Deprem öldürmez, yağma öldürür!

Tarikat destekli, yağmacı, rüşvetçi, yalancı, talancı, sömürücü, cahil, feodal, (dindar değil) dinci kültür, Türkiye'yi teslim alırsa ne olur

Siyaset, artık ülkeye hizmet için değil, ülkeyi soymak için yapılır.

Politikacılar artık sorun çözmez, sorun üretir.

Ne hukuk kalır ne laiklik ne Anayasa kalır ne Anayasa Mahkemesi.

Ne bağımsız yargı kalır ne adalet.

Toplumda hiçbir değer, hiçbir kural kalmaz.

Sorunlar şiddet yoluyla, hatta cinayetle çözülmek istenir.

Kentlerde, özellikle de büyük kentlerde yaşamak olanaksızlaşır.

Ne can güvenliği kalır ne mal güvenliği.

Ne arkeolojik sit kalır ne doğal sit ne kentsel sit.

Ülkenin toprak altı ve toprak üstü, bütün zenginlikleri yağmalanır ve yok edilir.

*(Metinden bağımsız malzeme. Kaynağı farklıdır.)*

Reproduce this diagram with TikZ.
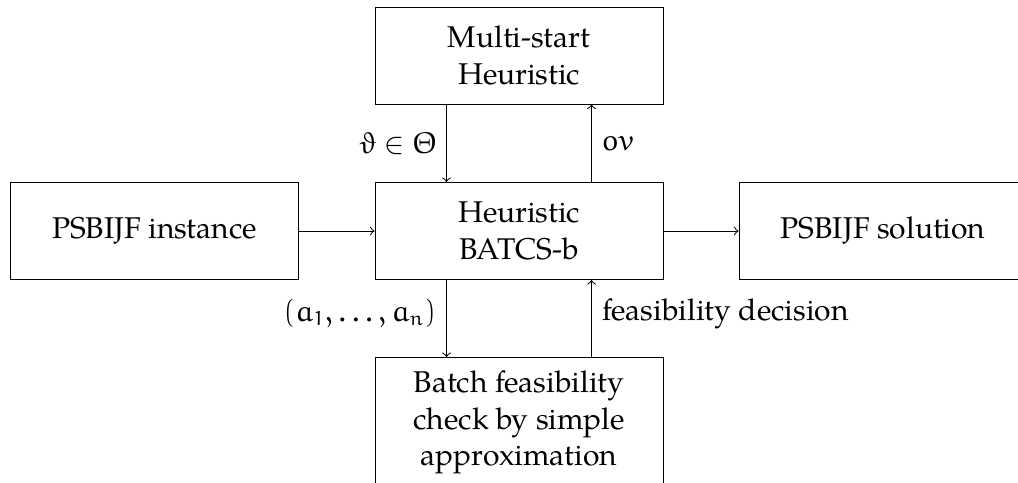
\documentclass[tikz,border=0pt,12pt]{standalone}
\IfFileExists{euler.sty}{\usepackage{euler}}{}
\usepackage{fontspec}
\IfFontExistsTF{TeX Gyre Pagella}{\setmainfont{TeX Gyre Pagella}}{}
\usepackage{tikz}
\tikzset{every picture/.style={line width=0.4pt}}
\tikzset{blk/.style={draw, align=center, minimum width=115.2pt, minimum height=38.8pt, inner sep=3pt}}

\begin{document}
\begin{tikzpicture}[x=0.4pt,y=0.4pt,yscale=-1,xscale=1]
\useasboundingbox (0,0) rectangle (1018,482);

%Shape: Rectangle [id:multi]
\node [blk] (multi) at (519,55.5) {Multi-start\\Heuristic};
%Shape: Rectangle [id:heur]
\node [blk] (heur) at (519,231) {Heuristic\\BATCS-b};
%Shape: Rectangle [id:inst]
\node [blk] (inst) at (154.5,231) {PSBIJF instance};
%Shape: Rectangle [id:sol]
\node [blk] (sol) at (883,231) {PSBIJF solution};
%Shape: Rectangle [id:check]
\node [blk, anchor=north, minimum height=52pt] (check) at (519,357) {Batch feasibility\\check by simple\\approximation};

%Straight Lines
\draw [->] (inst) -- (heur);
\draw [->] (heur) -- (sol);
\draw [->] ([xshift=-29pt]multi.south) -- node [left] {$\vartheta\in\Theta$} ([xshift=-29pt]heur.north);
\draw [->] ([xshift=29pt]heur.north) -- node [right] {$ov$} ([xshift=29pt]multi.south);
\draw [->] ([xshift=-29pt]heur.south) -- node [left, yshift=2pt] {$(a_1,\dots,a_n)$} ([xshift=-29pt]check.north);
\draw [->] ([xshift=29pt]check.north) -- node [right, yshift=2pt] {feasibility decision} ([xshift=29pt]heur.south);

\end{tikzpicture}
\end{document}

Ulusal bütünlük ve vatandaşlık yok olur.

Topluma, hemşericilik, cemaatçilik, kabilecilik, aşiretçilik, mezhepçilik, tarikatçılık, sözün kısası kimlikçilik istismarı üzerinden bölücülük egemen olur.

Okul sistemi, örgün ve yaygın bilimsel eğitim çöker.

Sistem, çağdaş ve bilinçli yurttaş yerine, fanatik dogmatikler ve cahil fırsatçılar üretir.

Ne tahsilin önemi kalır ne terbiyenin.

Yağmacılık, rüşvetçilik, dolandırıcılık, köşe dönücülük, çetecilik, tetikçilik egemen olur.

Aydınlar, profesyonel meslek sahipleri, bilgili ve ahlaklı olanlar küçümsenir.

Atatürkçü, Cumhuriyetçi, Laik ve Demokrat aydınlar, emekçiler, solcu gençler tetikçilere kurban edilir, öldürülür.

Ülkenin kısa ve uzun dönemli çıkarları artık görülmez olur.

Bireysel ve oligarşik çıkarlar ön plana çıkar.

Toplumsal ve ulusal özgüven biter.

Yabancı hayranlığı, dışarıdan yönetilme ve kurtarılma arzusu gelişir.